Element for President Poll Results

Thanks to everyone who came out and voted for Element for President. With over 250 votes cast, your new Element President is……

Platinum (Amy)

The rest of the top 10 are…..

2nd Germanium (Kelsea)

3rd Antimony (Angie)

4th Potassium (Ryan)

5th Argon (Lisa)

6th tie - Radon (Steven) and Actinium (Amanda)

7th Xenon (Elijah)

8th Neon (Kristina)

9th Molybdenum (Megan)

10th Boron (Kelly)

Monday, November 2, 2009

Moles - the Beginning

Today, students started the day with a small review about coefficients, subscripts, and how to count atoms. We covered some of the material that was on the last benchmark and answered some questions and had a small discussion about test taking skills.

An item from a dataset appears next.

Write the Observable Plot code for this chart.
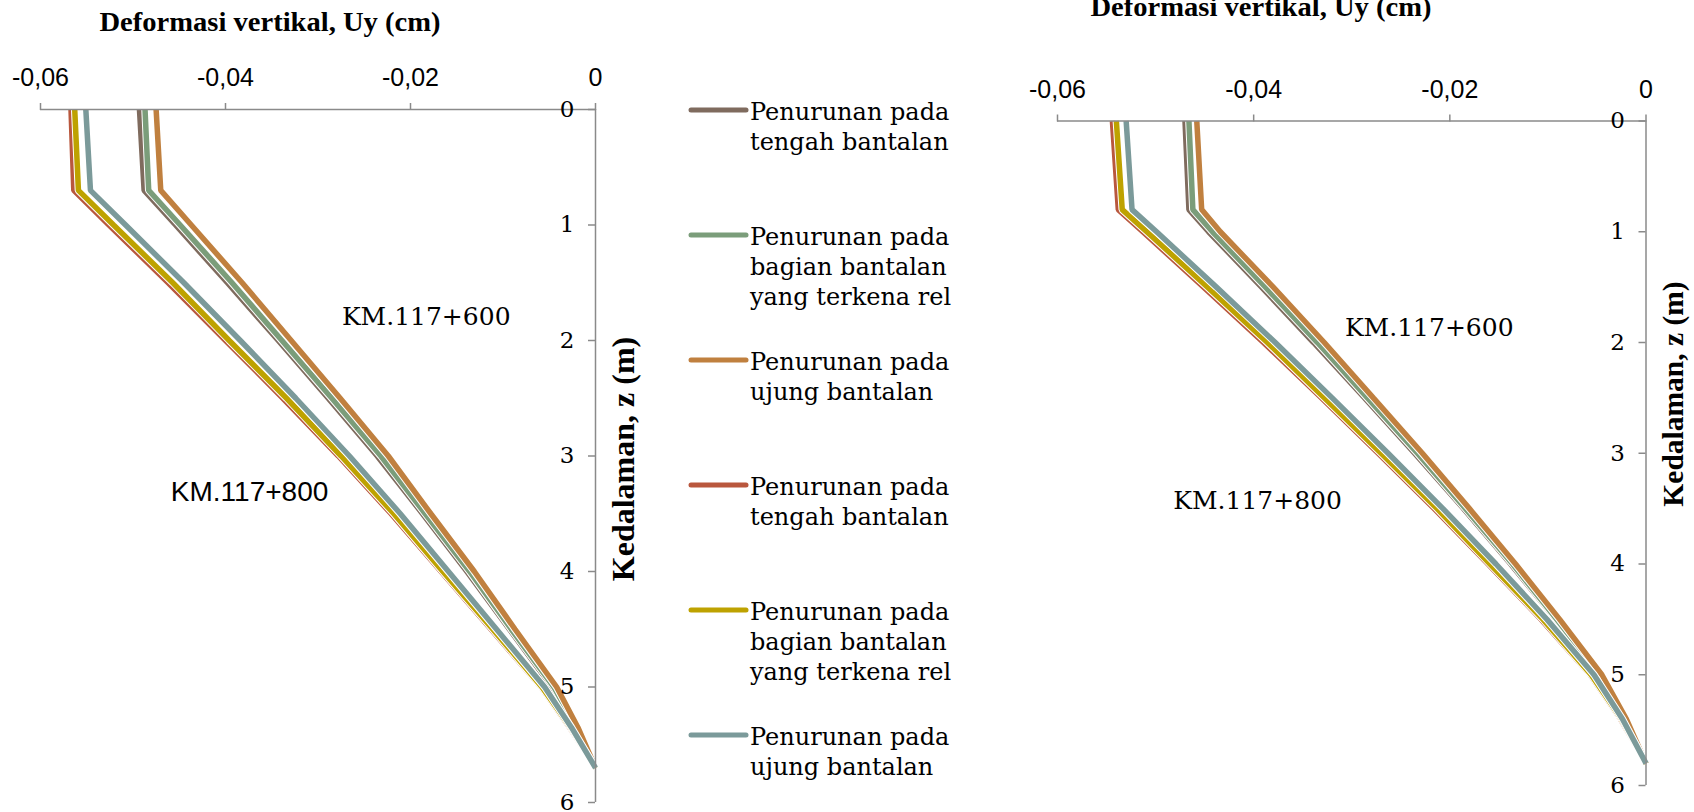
<!DOCTYPE html>
<html>
<head>
<meta charset="utf-8">
<script src="https://cdn.jsdelivr.net/npm/d3@7"></script>
<script src="https://cdn.jsdelivr.net/npm/@observablehq/plot@0.6"></script>
<style>
  html, body { margin:0; padding:0; background:#fff; }
  #root { position:relative; width:1694px; height:812px; overflow:hidden; background:#fff; }
  .panel { position:absolute; top:0; }
  #overlay { position:absolute; left:0; top:0; pointer-events:none; }
</style>
</head>
<body>
<div id="root">
  <div id="left" class="panel" style="left:0px"></div>
  <div id="right" class="panel" style="left:1000px"></div>
</div>
<script>
// ---- data ----
const xTicks = [-0.06, -0.04, -0.02, 0];
const yTicks = [0, 1, 2, 3, 4, 5, 6];
const seriesKeys = ["600 tengah", "600 bagian", "600 ujung", "800 tengah", "800 bagian", "800 ujung"];
const legendLabels = [
  ["Penurunan pada", "tengah bantalan"],
  ["Penurunan pada", "bagian bantalan", "yang terkena rel"],
  ["Penurunan pada", "ujung bantalan"],
  ["Penurunan pada", "tengah bantalan"],
  ["Penurunan pada", "bagian bantalan", "yang terkena rel"],
  ["Penurunan pada", "ujung bantalan"]
];
const colors = ["#7f6b5e", "#7b9d7a", "#c0803f", "#b9573d", "#bea200", "#7b9a9a"];

// left chart (depth z in m, Uy in cm)
const leftDepth      = [0, 0.7, 1.0, 1.5, 2.0, 2.5, 3.0, 3.5, 4.0, 4.5, 5.0, 5.35, 5.7];
const left600Tengah  = [-0.0493, -0.0488, -0.0454, -0.0398, -0.0343, -0.0289, -0.0236, -0.0187, -0.0139, -0.0093, -0.0047, -0.0022, 0];
const left600Bagian  = [-0.0487, -0.0483, -0.0449, -0.0393, -0.0339, -0.0285, -0.0232, -0.0184, -0.0136, -0.0091, -0.0045, -0.0021, 0];
const left600Ujung   = [-0.0475, -0.0470, -0.0437, -0.0382, -0.0329, -0.0276, -0.0224, -0.0178, -0.0131, -0.0087, -0.0042, -0.0019, 0];
const left800Tengah  = [-0.0567, -0.0564, -0.0526, -0.0462, -0.0400, -0.0338, -0.0278, -0.0221, -0.0167, -0.0113, -0.0059, -0.0028, 0];
const left800Bagian  = [-0.0563, -0.0559, -0.0521, -0.0457, -0.0396, -0.0334, -0.0275, -0.0218, -0.0165, -0.0111, -0.0058, -0.0027, 0];
const left800Ujung   = [-0.0551, -0.0546, -0.0508, -0.0445, -0.0384, -0.0324, -0.0266, -0.0211, -0.0159, -0.0107, -0.0055, -0.0026, 0];

// right chart
const rightDepth     = [0, 0.8, 1.0, 1.5, 2.0, 2.5, 3.0, 3.5, 4.0, 4.5, 5.0, 5.4, 5.8];
const right600Tengah = [-0.0470, -0.0466, -0.0446, -0.0392, -0.0339, -0.0287, -0.0236, -0.0186, -0.0138, -0.0092, -0.0048, -0.0022, 0];
const right600Bagian = [-0.0466, -0.0462, -0.0442, -0.0388, -0.0335, -0.0284, -0.0233, -0.0184, -0.0136, -0.0091, -0.0047, -0.0021, 0];
const right600Ujung  = [-0.0458, -0.0453, -0.0434, -0.0380, -0.0328, -0.0278, -0.0228, -0.0180, -0.0133, -0.0088, -0.0045, -0.0020, 0];
const right800Tengah = [-0.0544, -0.0538, -0.0513, -0.0451, -0.0390, -0.0331, -0.0273, -0.0216, -0.0161, -0.0107, -0.0057, -0.0026, 0];
const right800Bagian = [-0.0540, -0.0534, -0.0509, -0.0447, -0.0386, -0.0328, -0.0270, -0.0213, -0.0159, -0.0105, -0.0056, -0.0025, 0];
const right800Ujung  = [-0.0530, -0.0524, -0.0499, -0.0438, -0.0378, -0.0320, -0.0263, -0.0207, -0.0153, -0.0101, -0.0053, -0.0024, 0];

const xTitle = "Deformasi vertikal, Uy (cm)";
const yTitle = "Kedalaman, z (m)";

// ---- chart builder ----
const axisColor = "#8a8a8a";
const fmt = d => d === 0 ? "0" : d.toFixed(2).replace(".", ",");

function makeChart(cfg) {
  const {depth, series, width, height, mL, mR, mT, mB, notes} = cfg;
  const plotW = width - mL - mR;
  const marks = [];
  series.forEach((vals, i) => {
    const rows = vals.map((u, j) => ({key: seriesKeys[i], z: depth[j], u}));
    marks.push(Plot.line(rows, {x: "u", y: "z", stroke: "#fff", strokeWidth: 7.5,
      strokeLinejoin: "miter", strokeLinecap: "butt"}));
    marks.push(Plot.line(rows, {x: "u", y: "z", stroke: colors[i], strokeWidth: 5.5,
      strokeLinejoin: "miter", strokeLinecap: "butt"}));
  });
  marks.push(
    Plot.ruleY([0], {stroke: axisColor, strokeWidth: 1.5}),
    Plot.ruleX([0], {stroke: axisColor, strokeWidth: 1.5}),
    Plot.axisX({anchor: "top", ticks: xTicks, tickSize: 7, tickPadding: cfg.xPad,
      tickFormat: fmt, stroke: axisColor, strokeWidth: 1.5, fill: "#000",
      fontSize: 25, fontFamily: "Liberation Sans, Arial, sans-serif", label: null}),
    Plot.tickY(yTicks, {y: d => d, insetLeft: plotW - 7, stroke: axisColor, strokeWidth: 1.5}),
    Plot.text(yTicks, {x: () => 0, y: d => d, text: d => String(d), textAnchor: "end",
      dx: -21, fontSize: 23, fontFamily: "DejaVu Serif, serif", fill: "#000"})
  );
  notes.forEach(n => {
    marks.push(Plot.text([n], {x: "u", y: "z", text: "label", fontSize: n.size,
      fontFamily: n.font, fill: "#000", textAnchor: "middle"}));
  });
  return Plot.plot({
    width, height,
    marginLeft: mL, marginRight: mR, marginTop: mT, marginBottom: mB,
    x: {domain: [-0.06, 0], axis: null},
    y: {domain: [0, 6], reverse: true, axis: null},
    style: {background: "transparent", overflow: "visible"},
    marks
  });
}

const slab = "DejaVu Serif, serif";
const sans = "Liberation Sans, Arial, sans-serif";

document.getElementById("left").append(makeChart({
  depth: leftDepth,
  series: [left600Tengah, left600Bagian, left600Ujung, left800Tengah, left800Bagian, left800Ujung],
  width: 680, height: 812, mL: 40, mR: 85, mT: 109, mB: 10, xPad: 17,
  notes: [
    {label: "KM.117+600", u: -0.0183, z: 1.80, size: 25, font: slab},
    {label: "KM.117+800", u: -0.0374, z: 3.31, size: 28, font: sans}
  ]
}));

document.getElementById("right").append(makeChart({
  depth: rightDepth,
  series: [right600Tengah, right600Bagian, right600Ujung, right800Tengah, right800Bagian, right800Ujung],
  width: 694, height: 812, mL: 57, mR: 48.5, mT: 120.5, mB: 27, xPad: 16.5,
  notes: [
    {label: "KM.117+600", u: -0.0221, z: 1.87, size: 25, font: slab},
    {label: "KM.117+800", u: -0.0396, z: 3.43, size: 25, font: slab}
  ]
}));

// ---- titles, axis titles and legend (overlay) ----
const svg = d3.select("#root").append("svg").attr("id", "overlay")
  .attr("width", 1694).attr("height", 812);

const titleFont = "Liberation Serif, Times New Roman, serif";
[[270, 31], [1261, 16]].forEach(([x, y]) => {
  svg.append("text").attr("x", x).attr("y", y).attr("text-anchor", "middle")
    .attr("font-family", titleFont).attr("font-weight", "bold").attr("font-size", 28)
    .attr("textLength", 341).attr("lengthAdjust", "spacingAndGlyphs")
    .attr("fill", "#000").text(xTitle);
});
[[634, 459, 32], [1683, 394, 29.5]].forEach(([x, y, fs]) => {
  svg.append("text").attr("transform", `translate(${x},${y}) rotate(-90)`)
    .attr("text-anchor", "middle")
    .attr("font-family", titleFont).attr("font-weight", "bold").attr("font-size", fs)
    .attr("fill", "#000").text(yTitle);
});

const legendTop = 110, legendStep = 125;
legendLabels.forEach((lines, i) => {
  const y = legendTop + i * legendStep;
  svg.append("line").attr("x1", 691).attr("x2", 746).attr("y1", y).attr("y2", y)
    .attr("stroke", colors[i]).attr("stroke-width", 5).attr("stroke-linecap", "round");
  const t = svg.append("text").attr("font-family", slab).attr("font-size", 24).attr("fill", "#000");
  lines.forEach((s, k) => {
    t.append("tspan").attr("x", 750).attr("y", y + 10 + k * 30).text(s);
  });
});
</script>
</body>
</html>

Then we started talking about moles. Moles are used to count atoms. There are 22,000,000,000,000,000,000 quintillion atoms in a grain of sand and even counting grains of sand is a pain. Because atoms are so tiny, we use the mole to estimate.

There are 6.02 x 10 ^23 molecules in one mole. That's a whole lot. This is our new favorite number because it needs to be memorized. We practiced converting from moles to molecules.

Next we discussed molar mass. Molar mass = 1 mole and it also equals atomic mass from the periodic table. To find the molar mass of carbon dioxide you find the mass of carbon and two oxygens and add them together. Finding molar mass is not difficult unless the molecule has tricky subscripts (which we have been practicing).

Homework tonight includes identifying parts of a reaction (unit 4 stuff) and finding molar masses unit 5 stuff).

Tomorrow is Election Day for Element for President! We will see which element campaigns the best!